◆ Stated problem: Return precisely the span of lines from the top of the material below to the line containing "width=7.5pt, line cap=round]", both included. Pictures are excluded.

◆ Material provided:

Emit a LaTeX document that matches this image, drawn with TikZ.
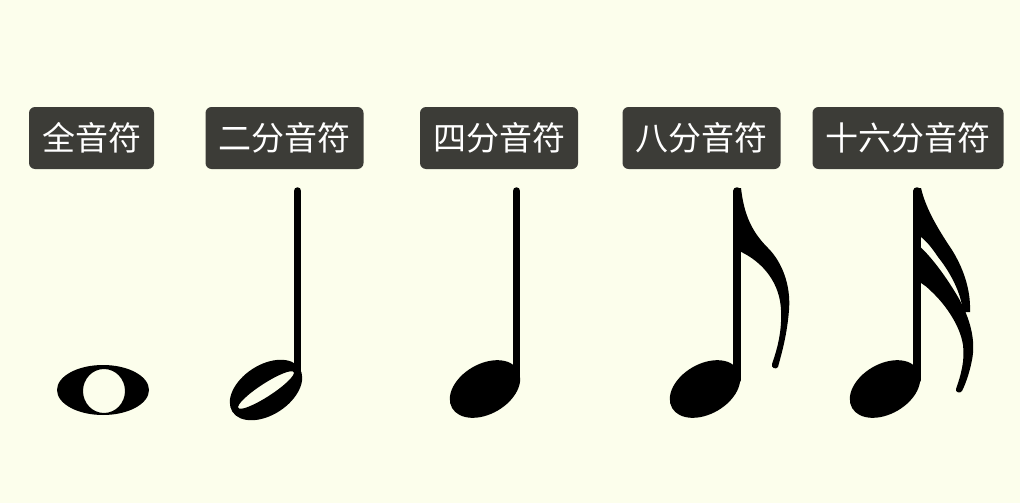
\documentclass[tikz,border=0pt]{standalone}
\usepackage{fontspec}
\usepackage{tikz}
\newfontfamily\cjk{Noto Sans CJK SC}
\definecolor{paper}{RGB}{252,254,236}
\definecolor{tagfill}{RGB}{60,60,55}
\tikzstyle{notename}=[fill=tagfill, rounded corners=6pt, text=white, minimum height=62pt, inner xsep=13pt, font=\cjk\fontsize{33}{33}\selectfont]
\tikzstyle{notestem}=[line width=7.5pt, line cap=round]

\begin{document}
\begin{tikzpicture}[x=1pt, y=-1pt]
                \fill[paper] (0,0) rectangle (1020,503);
                \useasboundingbox (0,0) rectangle (1020,503);
                \node[notename] (whole) at (91.5,138) {全音符};
                \node[notename] (half) at (284.5,138) {二分音符};
                \node[notename] (quarter) at (499,138) {四分音符};
                \node[notename] (eighth) at (701.5,138) {八分音符};
                \node[notename] (sixteenth) at (908,138) {十六分音符};
                \fill[even odd rule] (103,390) ellipse [x radius=46, y radius=25] (104,391) ellipse [x radius=21, y radius=22];
                \fill[even odd rule, rotate around={33:(266,390)}] (266,390) ellipse [x radius=40, y radius=25] (266,390) ellipse [x radius=33, y radius=6.5];
                \fill[rotate around={30:(485,389)}] (485,389) ellipse [x radius=38, y radius=25];
                \fill[rotate around={30:(705,389)}] (705,389) ellipse [x radius=38, y radius=25];
                \fill[rotate around={30:(885,389)}] (885,389) ellipse [x radius=38, y radius=25];
                \draw[notestem] (297.5,191) -- (297.5,382);
                \draw[notestem] (516.5,191) -- (516.5,380);
                \draw[notestem] (737,191) -- (737,380);
                \draw[notestem] (917,191) -- (917,380);
                \fill (737,188) -- (741,188) .. controls (744,215) and (752,232) .. (768,248)
                    .. controls (782,262) and (791,285) .. (789,310) .. controls (787,335) and (782,352) .. (778,367)
                    .. controls (776,370) and (771,368) .. (772,364) .. controls (778,347) and (782,330) .. (781,310)
                    .. controls (780,285) and (765,262) .. (737,250) -- cycle;
                \fill (917,188) -- (921,188) .. controls (926,210) and (940,232) .. (952,250)
                    .. controls (962,266) and (971,288) .. (970,312) -- (963,312)
                    .. controls (961,292) and (950,272) .. (938,257) .. controls (932,248) and (926,240) .. (917,234) -- cycle;
                \fill (917,244) .. controls (930,255) and (945,275) .. (958,297) .. controls (970,318) and (976,340) .. (972,360)
                    .. controls (969,375) and (965,385) .. (962,391) .. controls (960,394) and (955,392) .. (956,389)
                    .. controls (961,375) and (965,360) .. (963,345) .. controls (960,325) and (945,305) .. (935,295)
                    .. controls (928,288) and (924,284) .. (917,281) -- cycle;
            \end{tikzpicture}
\end{document}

◆ Solution to this task:
Emit a LaTeX document that matches this image, drawn with TikZ.
\documentclass[tikz,border=0pt]{standalone}
\usepackage{fontspec}
\usepackage{tikz}
\newfontfamily\cjk{Noto Sans CJK SC}
\definecolor{paper}{RGB}{252,254,236}
\definecolor{tagfill}{RGB}{60,60,55}
\tikzstyle{notename}=[fill=tagfill, rounded corners=6pt, text=white, minimum height=62pt, inner xsep=13pt, font=\cjk\fontsize{33}{33}\selectfont]
\tikzstyle{notestem}=[line width=7.5pt, line cap=round]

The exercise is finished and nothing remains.